Operators will be allowed to charge customers a maximum of 11 euro cents (10p) per roamed text (SMS) message, excluding sales tax, compared with current prices of about 28 cents.

Downloading data while roaming will cost a maximum of €1 per megabyte at the wholesale level compared with about €1.68 euros today.

The caps take effect in July and are being adopted at record speed as EU lawmakers, who face the ballot box a month earlier, are keen to show how the bloc can make a positive difference to the daily lives of its 495 million citizens.

The measure extends by three years to 2012 price caps introduced in 2007 on roamed voice calls, or when mobile phone users make or receive calls outside their home state in the EU.

The original measure had left out text messaging and data downloading, such as checking emails on a laptop or mobile phone while outside a home state.

EU Telecoms Commissioner Viviane Reding decided to propose a second measure to plug these gaps and to extend caps on roamed voice calls.

"Using your mobile phone abroad in the EU should not cost unjustifiably more than at home, whether for making calls, sending texts or surfing the web," Reding said in a statement.

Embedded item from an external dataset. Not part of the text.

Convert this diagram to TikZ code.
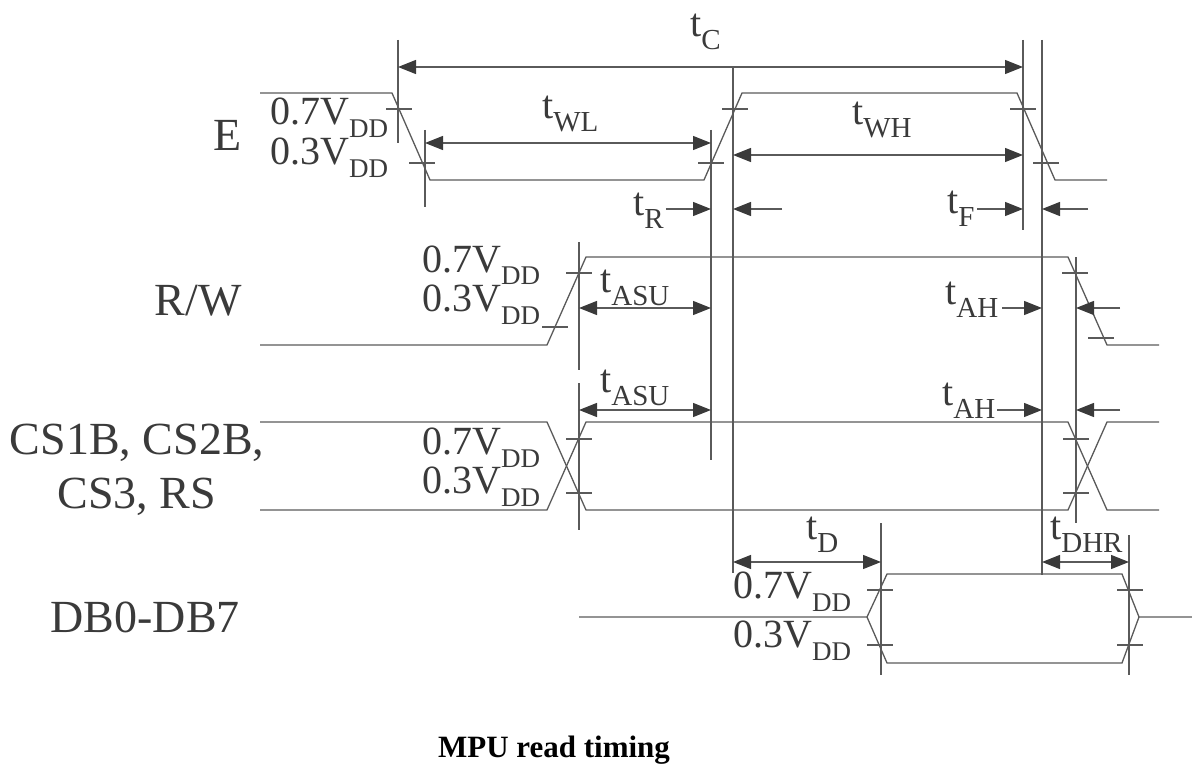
\documentclass[tikz,border=0pt]{standalone}
\usepackage{fontspec}
\setmainfont{Liberation Serif}
\usetikzlibrary{arrows.meta}
\definecolor{linegray}{HTML}{5A5A5A}
\definecolor{textgray}{HTML}{3A3A3A}
\newcommand{\tsub}[1]{{\fontsize{40}{40}\selectfont t}\raisebox{-13pt}{\fontsize{29}{29}\selectfont #1}}
\newcommand{\vdd}[1]{{\fontsize{40}{40}\selectfont 0.#1V}\raisebox{-13pt}{\fontsize{27}{27}\selectfont DD}}
\tikzstyle{wave} = [draw=linegray, line width=1.3pt]
\tikzstyle{guide} = [draw=linegray, line width=1.3pt]
\tikzstyle{tick} = [draw=linegray, line width=1.1pt]
\tikzstyle{arrow} = [draw=linegray, line width=1.3pt, -{Triangle[length=18pt,width=14pt,color=textgray]}]
\tikzstyle{twoway} = [draw=linegray, line width=1.3pt, {Triangle[length=18pt,width=14pt,color=textgray]}-{Triangle[length=18pt,width=14pt,color=textgray]}]
\tikzstyle{signame} = [inner sep=0, text=textgray, font=\fontsize{46}{54}\selectfont]
\tikzstyle{lab} = [inner sep=0, anchor=base west, text=textgray]

\begin{document}
\begin{tikzpicture}[x=1pt, y=-1pt]
		\useasboundingbox (0,0) rectangle (1192,765);

		% signal names
		\node (e) [signame, anchor=base east] at (242,151) {E};
		\node (rw) [signame, anchor=base east] at (242,315) {R/W};
		\node (cs1) [signame, anchor=base] at (137,454) {CS1B, CS2B,};
		\node (cs2) [signame, anchor=base] at (137,508) {CS3, RS};
		\node (db) [signame, anchor=base east] at (240,632) {DB0-DB7};

		% waveforms
		\draw [wave] (260,93) -- (392,93) -- (430,180) -- (704,180) -- (742,93) -- (1017,93) -- (1055,180) -- (1107,180);
		\draw [wave] (260,345) -- (547,345) -- (586,257) -- (1068,257) -- (1107,345) -- (1159,345);
		\draw [wave] (260,422) -- (547,422) -- (586,510) -- (1068,510) -- (1107,422) -- (1159,422);
		\draw [wave] (260,510) -- (547,510) -- (586,422) -- (1068,422) -- (1107,510) -- (1159,510);
		\draw [wave] (579,617) -- (867,617) -- (887,574) -- (1122,574) -- (1139,617) -- (1192,617);
		\draw [wave] (867,617) -- (887,663) -- (1122,663) -- (1139,617);

		% threshold marks
		\draw [tick] (386,109) -- +(26,0) (409,163) -- +(26,0) (722,109) -- +(26,0) (698,163) -- +(26,0) (1010,109) -- +(26,0) (1033,163) -- +(26,0);
		\draw [tick] (566,273) -- +(26,0) (542,327) -- +(26,0) (1062,273) -- +(26,0) (1088,338) -- +(26,0);
		\draw [tick] (566,439) -- +(26,0) (566,493) -- +(26,0) (1063,439) -- +(26,0) (1063,493) -- +(26,0);
		\draw [tick] (867,590) -- +(26,0) (867,645) -- +(26,0) (1117,590) -- +(26,0) (1117,645) -- +(26,0);

		% guide lines
		\draw [guide] (398,40) -- (398,143);
		\draw [guide] (425,130) -- (425,207);
		\draw [guide] (711,130) -- (711,460);
		\draw [guide] (733,67) -- (733,573);
		\draw [guide] (1023,40) -- (1023,230);
		\draw [guide] (1042,40) -- (1042,575);
		\draw [guide] (579,242) -- (579,370);
		\draw [guide] (579,383) -- (579,530);
		\draw [guide] (1076,257) -- (1076,523);
		\draw [guide] (881,523) -- (881,675);
		\draw [guide] (1129,535) -- (1129,675);

		% voltage levels
		\node (e7) [lab] at (270,125) {\vdd{7}};
		\node (e3) [lab] at (270,165) {\vdd{3}};
		\node (rw7) [lab] at (422,272) {\vdd{7}};
		\node (rw3) [lab] at (422,311) {\vdd{3}};
		\node (cs7) [lab] at (422,454) {\vdd{7}};
		\node (cs3) [lab] at (422,493) {\vdd{3}};
		\node (db7) [lab] at (733,598) {\vdd{7}};
		\node (db3) [lab] at (733,647) {\vdd{3}};

		% timing parameters
		\node (tc) [lab] at (690,37) {\tsub{C}};
		\node (twl) [lab] at (542,119) {\tsub{WL}};
		\node (twh) [lab] at (852,125) {\tsub{WH}};
		\node (tr) [lab] at (633,215) {\tsub{R}};
		\node (tf) [lab] at (947,214) {\tsub{F}};
		\node (tasu1) [lab] at (600,292) {\tsub{ASU}};
		\node (tah1) [lab] at (945,304) {\tsub{AH}};
		\node (tasu2) [lab] at (600,392) {\tsub{ASU}};
		\node (tah2) [lab] at (942,405) {\tsub{AH}};
		\node (td) [lab] at (806,539) {\tsub{D}};
		\node (tdhr) [lab] at (1050,539) {\tsub{DHR}};

		\draw [twoway] (398,67) -- (1023,67);
		\draw [twoway] (425,143) -- (711,143);
		\draw [twoway] (733,155) -- (1023,155);
		\draw [arrow] (tr.base east) ++(2,-6) -- (711,209);
		\draw [arrow] (782,209) -- (733,209);
		\draw [arrow] (977,209) -- (1023,209);
		\draw [arrow] (1088,209) -- (1042,209);
		\draw [twoway] (579,308) -- (711,308);
		\draw [arrow] (1002,308) -- (1042,308);
		\draw [arrow] (1120,308) -- (1076,308);
		\draw [twoway] (579,410) -- (711,410);
		\draw [arrow] (997,410) -- (1042,410);
		\draw [arrow] (1120,410) -- (1076,410);
		\draw [twoway] (733,562) -- (881,562);
		\draw [twoway] (1042,562) -- (1129,562);

		% caption
		\node (cap) [anchor=base, inner sep=0, font=\fontsize{31}{31}\selectfont\bfseries] at (554,757) {MPU read timing};
\end{tikzpicture}
\end{document}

"Europe's 37 million tourists and 110 million business travellers are waiting for the promise of the borderless single market to finally have a positive impact on their phone bills," Reding said.

The European Parliament and EU states have the final say and reached an informal deal last month that parliament is set to adopt into law today.

EU regulators and the European Commission want to end "bill shock", when business travellers or holidaymakers return home to huge charges for checking emails or surfing the web while away.

The GSM Association, which represents major mobile operators, has said the latest measures were unnecessary and that data prices were already falling.